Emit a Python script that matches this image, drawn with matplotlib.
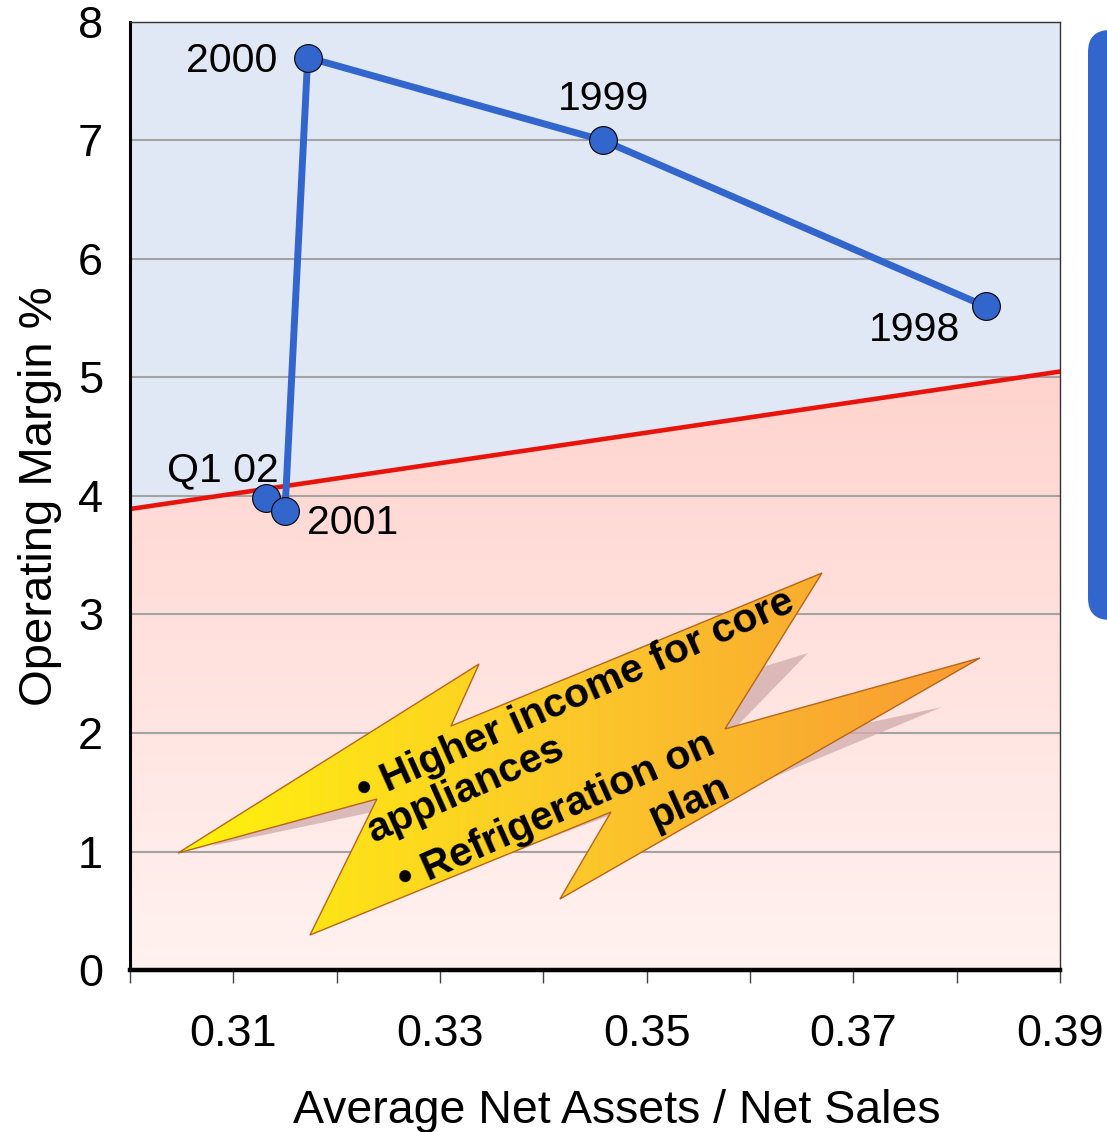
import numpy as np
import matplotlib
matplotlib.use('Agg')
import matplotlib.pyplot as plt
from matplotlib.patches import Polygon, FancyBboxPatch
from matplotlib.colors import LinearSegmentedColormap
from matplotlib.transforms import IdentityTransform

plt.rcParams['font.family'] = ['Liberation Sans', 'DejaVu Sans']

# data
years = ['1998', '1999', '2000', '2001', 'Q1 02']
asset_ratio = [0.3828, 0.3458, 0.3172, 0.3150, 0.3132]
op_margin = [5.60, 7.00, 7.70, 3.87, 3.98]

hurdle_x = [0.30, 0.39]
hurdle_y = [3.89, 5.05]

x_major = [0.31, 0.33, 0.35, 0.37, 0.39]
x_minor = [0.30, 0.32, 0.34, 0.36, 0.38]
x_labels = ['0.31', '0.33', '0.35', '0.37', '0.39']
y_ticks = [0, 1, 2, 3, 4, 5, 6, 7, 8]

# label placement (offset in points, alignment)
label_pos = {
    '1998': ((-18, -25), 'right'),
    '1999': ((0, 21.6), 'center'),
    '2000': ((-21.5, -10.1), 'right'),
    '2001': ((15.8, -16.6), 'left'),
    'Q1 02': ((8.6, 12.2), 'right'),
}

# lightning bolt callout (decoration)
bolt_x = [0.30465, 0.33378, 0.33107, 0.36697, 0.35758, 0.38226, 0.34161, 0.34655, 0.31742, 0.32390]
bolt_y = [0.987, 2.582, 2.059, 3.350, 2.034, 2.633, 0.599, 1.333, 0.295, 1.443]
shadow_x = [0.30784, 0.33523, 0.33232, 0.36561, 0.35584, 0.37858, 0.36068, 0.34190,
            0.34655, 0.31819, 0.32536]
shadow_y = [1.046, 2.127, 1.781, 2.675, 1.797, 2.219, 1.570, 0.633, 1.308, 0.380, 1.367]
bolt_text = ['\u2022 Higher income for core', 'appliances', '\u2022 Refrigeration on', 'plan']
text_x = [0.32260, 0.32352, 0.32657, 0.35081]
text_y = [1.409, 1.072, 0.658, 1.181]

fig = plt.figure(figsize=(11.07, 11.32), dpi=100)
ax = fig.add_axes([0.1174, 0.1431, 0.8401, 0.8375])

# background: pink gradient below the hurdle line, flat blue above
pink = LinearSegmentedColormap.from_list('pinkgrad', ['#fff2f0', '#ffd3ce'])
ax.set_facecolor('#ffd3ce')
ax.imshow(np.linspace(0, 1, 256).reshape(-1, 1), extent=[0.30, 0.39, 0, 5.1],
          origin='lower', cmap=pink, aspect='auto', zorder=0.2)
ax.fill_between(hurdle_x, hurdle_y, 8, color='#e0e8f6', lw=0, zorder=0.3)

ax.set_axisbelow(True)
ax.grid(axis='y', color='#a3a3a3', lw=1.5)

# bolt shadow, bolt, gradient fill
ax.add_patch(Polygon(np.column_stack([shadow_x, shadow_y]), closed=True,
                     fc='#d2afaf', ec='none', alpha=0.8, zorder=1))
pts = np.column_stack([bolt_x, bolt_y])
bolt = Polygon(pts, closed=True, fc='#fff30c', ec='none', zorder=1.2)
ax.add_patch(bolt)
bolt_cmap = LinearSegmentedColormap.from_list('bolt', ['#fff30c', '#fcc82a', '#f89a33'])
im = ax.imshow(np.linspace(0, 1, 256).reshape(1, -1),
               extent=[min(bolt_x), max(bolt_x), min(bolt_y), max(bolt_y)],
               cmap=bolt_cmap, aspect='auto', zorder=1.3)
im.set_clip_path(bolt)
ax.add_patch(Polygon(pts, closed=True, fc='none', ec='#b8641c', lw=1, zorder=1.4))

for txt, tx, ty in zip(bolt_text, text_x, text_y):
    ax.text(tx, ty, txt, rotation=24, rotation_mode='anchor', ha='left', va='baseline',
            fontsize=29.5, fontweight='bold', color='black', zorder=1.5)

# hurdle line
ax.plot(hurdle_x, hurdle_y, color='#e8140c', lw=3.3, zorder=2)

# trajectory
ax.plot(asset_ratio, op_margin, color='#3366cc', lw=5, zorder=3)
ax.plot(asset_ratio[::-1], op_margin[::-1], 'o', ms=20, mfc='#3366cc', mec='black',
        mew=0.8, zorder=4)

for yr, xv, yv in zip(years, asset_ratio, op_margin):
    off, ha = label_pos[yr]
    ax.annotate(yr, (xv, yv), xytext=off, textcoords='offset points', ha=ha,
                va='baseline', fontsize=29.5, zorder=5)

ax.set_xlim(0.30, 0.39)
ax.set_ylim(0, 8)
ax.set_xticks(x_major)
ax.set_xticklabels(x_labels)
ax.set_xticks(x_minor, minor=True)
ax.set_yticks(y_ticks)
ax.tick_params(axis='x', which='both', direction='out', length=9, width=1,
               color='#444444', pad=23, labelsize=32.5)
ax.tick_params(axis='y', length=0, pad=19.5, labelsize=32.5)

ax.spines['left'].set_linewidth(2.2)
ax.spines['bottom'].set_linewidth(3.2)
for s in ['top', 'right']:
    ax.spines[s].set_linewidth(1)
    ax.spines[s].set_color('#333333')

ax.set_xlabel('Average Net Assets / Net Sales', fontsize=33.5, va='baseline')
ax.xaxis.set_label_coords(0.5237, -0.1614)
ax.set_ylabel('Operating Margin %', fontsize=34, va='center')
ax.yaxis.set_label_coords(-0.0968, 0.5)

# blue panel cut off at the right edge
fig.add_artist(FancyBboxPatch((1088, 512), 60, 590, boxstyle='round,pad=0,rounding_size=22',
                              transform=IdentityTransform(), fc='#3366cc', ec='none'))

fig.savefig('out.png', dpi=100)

Task description: Pictures in the data above should not be copied; transcribe everything else exactly.

Full response:
Emit a Python script that matches this image, drawn with matplotlib.
import numpy as np
import matplotlib
matplotlib.use('Agg')
import matplotlib.pyplot as plt
from matplotlib.patches import Polygon, FancyBboxPatch
from matplotlib.colors import LinearSegmentedColormap
from matplotlib.transforms import IdentityTransform

plt.rcParams['font.family'] = ['Liberation Sans', 'DejaVu Sans']

# data
years = ['1998', '1999', '2000', '2001', 'Q1 02']
asset_ratio = [0.3828, 0.3458, 0.3172, 0.3150, 0.3132]
op_margin = [5.60, 7.00, 7.70, 3.87, 3.98]

hurdle_x = [0.30, 0.39]
hurdle_y = [3.89, 5.05]

x_major = [0.31, 0.33, 0.35, 0.37, 0.39]
x_minor = [0.30, 0.32, 0.34, 0.36, 0.38]
x_labels = ['0.31', '0.33', '0.35', '0.37', '0.39']
y_ticks = [0, 1, 2, 3, 4, 5, 6, 7, 8]

# label placement (offset in points, alignment)
label_pos = {
    '1998': ((-18, -25), 'right'),
    '1999': ((0, 21.6), 'center'),
    '2000': ((-21.5, -10.1), 'right'),
    '2001': ((15.8, -16.6), 'left'),
    'Q1 02': ((8.6, 12.2), 'right'),
}

# lightning bolt callout (decoration)
bolt_x = [0.30465, 0.33378, 0.33107, 0.36697, 0.35758, 0.38226, 0.34161, 0.34655, 0.31742, 0.32390]
bolt_y = [0.987, 2.582, 2.059, 3.350, 2.034, 2.633, 0.599, 1.333, 0.295, 1.443]
shadow_x = [0.30784, 0.33523, 0.33232, 0.36561, 0.35584, 0.37858, 0.36068, 0.34190,
            0.34655, 0.31819, 0.32536]
shadow_y = [1.046, 2.127, 1.781, 2.675, 1.797, 2.219, 1.570, 0.633, 1.308, 0.380, 1.367]
bolt_text = ['\u2022 Higher income for core', 'appliances', '\u2022 Refrigeration on', 'plan']
text_x = [0.32260, 0.32352, 0.32657, 0.35081]
text_y = [1.409, 1.072, 0.658, 1.181]

fig = plt.figure(figsize=(11.07, 11.32), dpi=100)
ax = fig.add_axes([0.1174, 0.1431, 0.8401, 0.8375])

# background: pink gradient below the hurdle line, flat blue above
pink = LinearSegmentedColormap.from_list('pinkgrad', ['#fff2f0', '#ffd3ce'])
ax.set_facecolor('#ffd3ce')
ax.imshow(np.linspace(0, 1, 256).reshape(-1, 1), extent=[0.30, 0.39, 0, 5.1],
          origin='lower', cmap=pink, aspect='auto', zorder=0.2)
ax.fill_between(hurdle_x, hurdle_y, 8, color='#e0e8f6', lw=0, zorder=0.3)

ax.set_axisbelow(True)
ax.grid(axis='y', color='#a3a3a3', lw=1.5)

# bolt shadow, bolt, gradient fill
ax.add_patch(Polygon(np.column_stack([shadow_x, shadow_y]), closed=True,
                     fc='#d2afaf', ec='none', alpha=0.8, zorder=1))
pts = np.column_stack([bolt_x, bolt_y])
bolt = Polygon(pts, closed=True, fc='#fff30c', ec='none', zorder=1.2)
ax.add_patch(bolt)
bolt_cmap = LinearSegmentedColormap.from_list('bolt', ['#fff30c', '#fcc82a', '#f89a33'])
im = ax.imshow(np.linspace(0, 1, 256).reshape(1, -1),
               extent=[min(bolt_x), max(bolt_x), min(bolt_y), max(bolt_y)],
               cmap=bolt_cmap, aspect='auto', zorder=1.3)
im.set_clip_path(bolt)
ax.add_patch(Polygon(pts, closed=True, fc='none', ec='#b8641c', lw=1, zorder=1.4))

for txt, tx, ty in zip(bolt_text, text_x, text_y):
    ax.text(tx, ty, txt, rotation=24, rotation_mode='anchor', ha='left', va='baseline',
            fontsize=29.5, fontweight='bold', color='black', zorder=1.5)

# hurdle line
ax.plot(hurdle_x, hurdle_y, color='#e8140c', lw=3.3, zorder=2)

# trajectory
ax.plot(asset_ratio, op_margin, color='#3366cc', lw=5, zorder=3)
ax.plot(asset_ratio[::-1], op_margin[::-1], 'o', ms=20, mfc='#3366cc', mec='black',
        mew=0.8, zorder=4)

for yr, xv, yv in zip(years, asset_ratio, op_margin):
    off, ha = label_pos[yr]
    ax.annotate(yr, (xv, yv), xytext=off, textcoords='offset points', ha=ha,
                va='baseline', fontsize=29.5, zorder=5)

ax.set_xlim(0.30, 0.39)
ax.set_ylim(0, 8)
ax.set_xticks(x_major)
ax.set_xticklabels(x_labels)
ax.set_xticks(x_minor, minor=True)
ax.set_yticks(y_ticks)
ax.tick_params(axis='x', which='both', direction='out', length=9, width=1,
               color='#444444', pad=23, labelsize=32.5)
ax.tick_params(axis='y', length=0, pad=19.5, labelsize=32.5)

ax.spines['left'].set_linewidth(2.2)
ax.spines['bottom'].set_linewidth(3.2)
for s in ['top', 'right']:
    ax.spines[s].set_linewidth(1)
    ax.spines[s].set_color('#333333')

ax.set_xlabel('Average Net Assets / Net Sales', fontsize=33.5, va='baseline')
ax.xaxis.set_label_coords(0.5237, -0.1614)
ax.set_ylabel('Operating Margin %', fontsize=34, va='center')
ax.yaxis.set_label_coords(-0.0968, 0.5)

# blue panel cut off at the right edge
fig.add_artist(FancyBboxPatch((1088, 512), 60, 590, boxstyle='round,pad=0,rounding_size=22',
                              transform=IdentityTransform(), fc='#3366cc', ec='none'))

fig.savefig('out.png', dpi=100)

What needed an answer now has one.